ART06: Rights of the Community


Some Australians have adopted the view that if the majority of citizens want some policy or another, then their numbers legitimise the claim. This is not what the freedom of western society is built on.

A community only has rights in communal areas. For example, take life - does a person need permission from the community to live? Only a nutter would say "yes".

Can this unalienable right to live be extended to individual liberty? It should.

Does the majority have a right to control a citizen's personal decisions? No - unless that citizen is forcibly denying other individuals of their life, liberty, or property. If an individual is reclusive, unsociable, uncompassionate or eccentric - the community has no moral mandate to control that citizen. This is the nature of freedom.

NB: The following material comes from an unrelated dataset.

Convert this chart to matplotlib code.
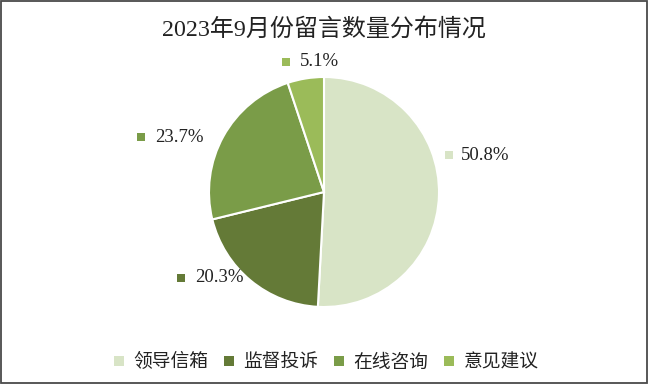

A person's labours are also not owned by the community. People live in communities for their mutual benefit, and the trade and donation of their labour must be freely given. A person's property and goods are the product of their labour, and so even when a citizen may have an abundance the community does not have inherent rights to it.

If then, an individual has natural rights to life, liberty and property, what are the communal areas the society does have claim to control?

The communal domain should be as small as possible and should only include areas that it is impossible for individuals control by themselves (or by voluntary co-operation with each other ie associations, charities, co-ops etc). Such areas as national defence, policing, the courts, roads, oceans are and should remain in communal control.

Communal areas should also be controlled and financed by the community closest to the individual - ie local roads by councils, intra-state road by the state, and national highways by the Federal Government.

When a citizen's rights are stolen - even if by the majority - that whole society is damaged, for without the individual a society is nothing.

2 comments:

Pat said...

Good post, Stewart. It's pleasing to know there are Australians who understand liberty and freedom - especially ones involved in politics!

Stewart said...

thanks - it's good to know not everyone has an attitude of entitlement!